I mean, if I was interested in being a computer programmer, and I love computers from the age of, say, six, Then wouldn't it sort of make sense to, you know, when I'm 9 or 10 or 11 years old, given that my self-esteem hasn't been broken by, you know, dull public school education and, you know, people trying to force a round peg into a square hole by making me have to study things that I have no aptitude for or interest in, why not?
Why shouldn't I get a job?
I mean, I got my first job when I was 11 and I enjoyed it thoroughly.
Actually, I worked in a bookstore putting the New York Times together on Sundays and it was a great job because I got books for free, of course.
Not because I stole them, but because there was this policy that, you know, if you rip the covers off book and send them back, then they're remaindered and so on.
I don't know if it was ethical.
You know, I'm probably not in hindsight, although I didn't know that at the time.
But I had my first job and I've worked continuously since I was 11 and there's nothing wrong with it.
It was a perfectly valid thing to have.
I had that job and I had tons of other jobs.
I worked in a convenience store.
I had a paper route.
I worked as a waiter.
I worked in a hardware store for a number of years.
I worked in a daycare.
These are all in my teens.
Nothing wrong with that at all.
Children are really competent.
You just have to give them the opportunity and they take the responsibility.
They like it.
Because it's, you know, fundamentally healthy to continue to expand your skills.
That's how life gets, you know, stays interesting, and that's how you continue to progress.
You know, you don't want to keep playing the same bad tennis player.
You want to continue to get better tennis players because progress is fun.
Mastering new things is fun.
So, I mean, I have no doubt, just based on my own personal experience, that I could have been Productively in the workforce by by puberty You know married by 15 and a grandfather at 17.
No, I could have been Productively in the workforce much earlier much more sorry much earlier, but to a much greater degree than I was and You know if I just simply been alive since I self-specialized Anyway, I ended up, you know being drawn towards the things that I was good at then I could have done that much earlier I could have been mentored in the way that I am in the business world and I could have earned money at the same time There's so many options that could be explored that would be so much more beneficial to society.
Assuming that the current system of jamming 30 kids in a room like they're all photocopies of each other is the best approach.
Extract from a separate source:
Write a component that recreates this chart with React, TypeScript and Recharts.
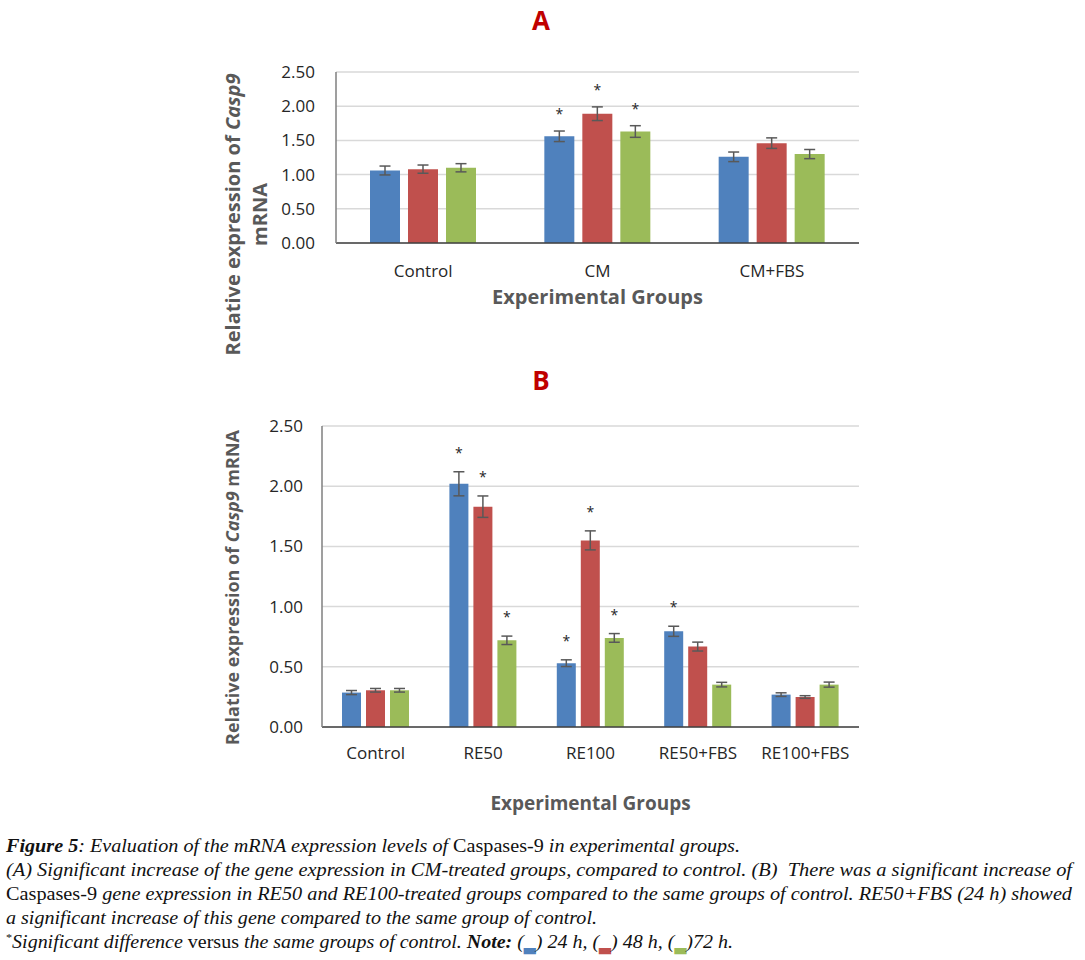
import { BarChart, Bar, XAxis, YAxis, CartesianGrid, ErrorBar, LabelList } from 'recharts';

// panel A – CM groups
const groupsA = ['Control', 'CM', 'CM+FBS'];
const a24 = [1.06, 1.56, 1.26];
const a48 = [1.08, 1.89, 1.46];
const a72 = [1.1, 1.63, 1.3];
const aErr24 = [0.065, 0.077, 0.07];
const aErr48 = [0.06, 0.1, 0.077];
const aErr72 = [0.06, 0.085, 0.067];
const aSig24 = [false, true, false];
const aSig48 = [false, true, false];
const aSig72 = [false, true, false];

// panel B – RE groups
const groupsB = ['Control', 'RE50', 'RE100', 'RE50+FBS', 'RE100+FBS'];
const b24 = [0.286, 2.02, 0.53, 0.795, 0.269];
const b48 = [0.305, 1.83, 1.55, 0.668, 0.249];
const b72 = [0.305, 0.72, 0.74, 0.352, 0.352];
const bErr24 = [0.017, 0.1, 0.028, 0.042, 0.015];
const bErr48 = [0.015, 0.089, 0.079, 0.037, 0.011];
const bErr72 = [0.015, 0.035, 0.036, 0.019, 0.021];
const bSig24 = [false, true, true, true, false];
const bSig48 = [false, true, true, false, false];
const bSig72 = [false, true, true, false, false];

const yTicks = [0, 0.5, 1, 1.5, 2, 2.5];

const BLUE = '#4F81BD';
const RED = '#C0504D';
const GREEN = '#9BBB59';
const FONT = "'Open Sans', 'Liberation Sans', sans-serif";
const SERIF = "'Liberation Serif', 'Times New Roman', serif";

const buildRows = (groups: string[], v24: number[], v48: number[], v72: number[], e24: number[], e48: number[], e72: number[]) =>
  groups.map((g, i) => ({ group: g, idx: i, h24: v24[i], h48: v48[i], h72: v72[i], e24: e24[i], e48: e48[i], e72: e72[i] }));

const rowsA = buildRows(groupsA, a24, a48, a72, aErr24, aErr48, aErr72);
const rowsB = buildRows(groupsB, b24, b48, b72, bErr24, bErr48, bErr72);

// asterisk sitting above the error bar of a significant bar
const star = (values: number[], errs: number[], sig: boolean[], gap: number) => (props: any) => {
  const i = Number(props.value);
  if (!sig[i]) return null;
  const vb = props.viewBox ?? props;
  const { x, y, width, height } = vb;
  const ppu = height / values[i];
  const errTop = y - errs[i] * ppu;
  return (
    <text x={x + width / 2} y={errTop - gap + 8} textAnchor="middle" fontSize={14} fill="#262626" fontFamily={FONT}>
      *
    </text>
  );
};

const tickStyle = { fontSize: 17, fill: '#262626', fontFamily: FONT };

const xTitle = (dy: number, size: number) => (props: any) => {
  const vb = props.viewBox;
  return (
    <text x={vb.x + vb.width / 2} y={vb.y + dy} textAnchor="middle" fontSize={size} fontWeight="bold" fill="#595959" fontFamily={FONT}>
      Experimental Groups
    </text>
  );
};

const yTitleA = (props: any) => {
  const vb = props.viewBox;
  const cy = vb.y + vb.height / 2 + 57;
  const cx = vb.x + 240;
  return (
    <text transform={`rotate(-90, ${cx}, ${cy})`} x={cx} y={cy} textAnchor="middle" fontSize={20} fontWeight="bold" fill="#595959" fontFamily={FONT}>
      <tspan x={cx}>
        Relative expression of <tspan fontStyle="italic">Casp9</tspan>
      </tspan>
      <tspan x={cx} dy={27}>mRNA</tspan>
    </text>
  );
};

const yTitleB = (props: any) => {
  const vb = props.viewBox;
  const cy = vb.y + vb.height / 2 + 11;
  const cx = vb.x + 238.5;
  return (
    <text transform={`rotate(-90, ${cx}, ${cy})`} x={cx} y={cy} textAnchor="middle" fontSize={18} fontWeight="bold" fill="#595959" fontFamily={FONT}>
      Relative expression of <tspan fontStyle="italic">Casp9</tspan> mRNA
    </text>
  );
};

const PanelTitle = ({ text, top }: { text: string; top: number }) => (
  <div style={{ position: 'absolute', left: 0, top, width: 1082, textAlign: 'center', fontFamily: FONT, fontWeight: 'bold', fontSize: 26, lineHeight: '26px', color: '#C00000' }}>
    {text}
  </div>
);

const errStyle = { stroke: '#595959', strokeWidth: 1.5 };

const App = () => {
  return (
    <div style={{ position: 'absolute', left: 0, top: 0, width: 1085, height: 960, background: '#fff', overflow: 'hidden' }}>
      <PanelTitle text="A" top={7} />
      <div style={{ position: 'absolute', left: 0, top: 0 }}>
        <BarChart width={880} height={358} data={rowsA} margin={{ top: 72, right: 21, bottom: 11, left: 0 }} barSize={30} barGap={8}>
          <CartesianGrid vertical={false} stroke="#d9d9d9" strokeWidth={1.5} />
          <XAxis dataKey="group" height={104} tickLine={false} tickMargin={16} axisLine={{ stroke: '#404040', strokeWidth: 1.5 }} tick={tickStyle} label={xTitle(61, 20)} />
          <YAxis width={336} domain={[0, 2.5]} ticks={yTicks} tickFormatter={(v: number) => v.toFixed(2)} tickLine={false} tickMargin={15} axisLine={{ stroke: '#7f7f7f', strokeWidth: 1.5 }} tick={tickStyle} label={yTitleA} />
          <Bar dataKey="h24" fill={BLUE} isAnimationActive={false}>
            <ErrorBar dataKey="e24" width={5.5} {...errStyle} isAnimationActive={false} />
            <LabelList dataKey="idx" content={star(a24, aErr24, aSig24, 20)} />
          </Bar>
          <Bar dataKey="h48" fill={RED} isAnimationActive={false}>
            <ErrorBar dataKey="e48" width={5.5} {...errStyle} isAnimationActive={false} />
            <LabelList dataKey="idx" content={star(a48, aErr48, aSig48, 20)} />
          </Bar>
          <Bar dataKey="h72" fill={GREEN} isAnimationActive={false}>
            <ErrorBar dataKey="e72" width={5.5} {...errStyle} isAnimationActive={false} />
            <LabelList dataKey="idx" content={star(a72, aErr72, aSig72, 20)} />
          </Bar>
        </BarChart>
      </div>

      <PanelTitle text="B" top={367} />
      <div style={{ position: 'absolute', left: 0, top: 360 }}>
        <BarChart width={880} height={470} data={rowsB} margin={{ top: 66, right: 21, bottom: 0, left: 0 }} barSize={19} barGap={5}>
          <CartesianGrid vertical={false} stroke="#d9d9d9" strokeWidth={1.5} />
          <XAxis dataKey="group" height={103} tickLine={false} tickMargin={14} axisLine={{ stroke: '#404040', strokeWidth: 1.5 }} tick={tickStyle} label={xTitle(83, 19)} />
          <YAxis width={322} domain={[0, 2.5]} ticks={yTicks} tickFormatter={(v: number) => v.toFixed(2)} tickLine={false} tickMargin={13} axisLine={{ stroke: '#7f7f7f', strokeWidth: 1.5 }} tick={tickStyle} label={yTitleB} />
          <Bar dataKey="h24" fill={BLUE} isAnimationActive={false}>
            <ErrorBar dataKey="e24" width={5.5} {...errStyle} isAnimationActive={false} />
            <LabelList dataKey="idx" content={star(b24, bErr24, bSig24, 22)} />
          </Bar>
          <Bar dataKey="h48" fill={RED} isAnimationActive={false}>
            <ErrorBar dataKey="e48" width={5.5} {...errStyle} isAnimationActive={false} />
            <LabelList dataKey="idx" content={star(b48, bErr48, bSig48, 22)} />
          </Bar>
          <Bar dataKey="h72" fill={GREEN} isAnimationActive={false}>
            <ErrorBar dataKey="e72" width={5.5} {...errStyle} isAnimationActive={false} />
            <LabelList dataKey="idx" content={star(b72, bErr72, bSig72, 22)} />
          </Bar>
        </BarChart>
      </div>

      {/* figure caption */}
      <svg style={{ position: 'absolute', left: 0, top: 820 }} width={1085} height={140}>
        <g fontFamily={SERIF} fontSize={18} fill="#111111">
          <text x={6} y={32} textLength={734} lengthAdjust="spacingAndGlyphs">
            <tspan fontStyle="italic" fontWeight="bold">Figure 5</tspan>
            <tspan fontStyle="italic">: Evaluation of the mRNA expression levels of </tspan>
            <tspan>Caspases-9</tspan>
            <tspan fontStyle="italic"> in experimental groups.</tspan>
          </text>
          <text x={6} y={56} textLength={1066} lengthAdjust="spacingAndGlyphs" fontStyle="italic" xmlSpace="preserve">
            {'(A) Significant increase of the gene expression in CM-treated groups, compared to control. (B)  There was a significant increase of'}
          </text>
          <text x={6} y={80} textLength={1066} lengthAdjust="spacingAndGlyphs">
            <tspan>Caspases-9</tspan>
            <tspan fontStyle="italic"> gene expression in RE50 and RE100-treated groups compared to the same groups of control. RE50+FBS (24 h) showed</tspan>
          </text>
          <text x={6} y={104} textLength={591} lengthAdjust="spacingAndGlyphs" fontStyle="italic">
            a significant increase of this gene compared to the same group of control.
          </text>
          <text x={6} y={128} textLength={727} lengthAdjust="spacingAndGlyphs">
            <tspan fontSize={11} dy={-7}>*</tspan>
            <tspan fontStyle="italic" dy={7}>Significant difference</tspan>
            <tspan> versus </tspan>
            <tspan fontStyle="italic">the same groups of control. </tspan>
            <tspan fontStyle="italic" fontWeight="bold">Note:</tspan>
            <tspan fontStyle="italic"> (</tspan>
            <tspan fill={BLUE} fontFamily="'DejaVu Sans'" fontSize={14} dy={3}>▃</tspan>
            <tspan fontStyle="italic" dy={-3}>) 24 h, (</tspan>
            <tspan fill={RED} fontFamily="'DejaVu Sans'" fontSize={14} dy={3}>▃</tspan>
            <tspan fontStyle="italic" dy={-3}>) 48 h, (</tspan>
            <tspan fill={GREEN} fontFamily="'DejaVu Sans'" fontSize={14} dy={3}>▃</tspan>
            <tspan fontStyle="italic" dy={-3}>)72 h.</tspan>
          </text>
        </g>
      </svg>
    </div>
  );
};

export default App;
We know for sure it's not.
It's not the best approach because it's surrounded by barbed wire, guns, bombs and the police.
through the agency of taxation that we know for sure it is absolutely not the best and most optimum solution.
You know, one possibility that I sort of talked about here is, you know, I mean, as I've mentioned, you know, get them more close attention for a couple of years and then, you know, they can do self-study, they can do specialization in university, they can get on-the-job training, they can join the trades, and then you're not wasting everybody's time with all of this nonsense where you're just humiliating children and destroying their self-confidence, self-esteem, and self...
Self-sense of self-efficacy by forcing them to do things that they don't want to do and have no interest in, you know, that's ridiculous.
And of course it's enormously expensive, both in terms of the sort of $6,000 a year, which I think it's up to now in Canada to educate a child every year.
Not even counting the national debt.
So it's enormously expensive from that standpoint, but think of all of the opportunity that is lost for people to sort of make some extra bucks, get into the workforce quicker, and have a sort of head start in the real sense, based on where they are now, which is sort of stultified in this childlike existence.
Forever.
Which, you know, it seems like forever when you're in it.
I hope that that's helpful.
I think that that's sort of all I'll do on education for now, although it is a fascinating topic, and if you have other things that you think would be worth discussing, please, as always, feel free to let me know.
And I hope you have a fantastic weekend!
Thanks so much for listening, as always.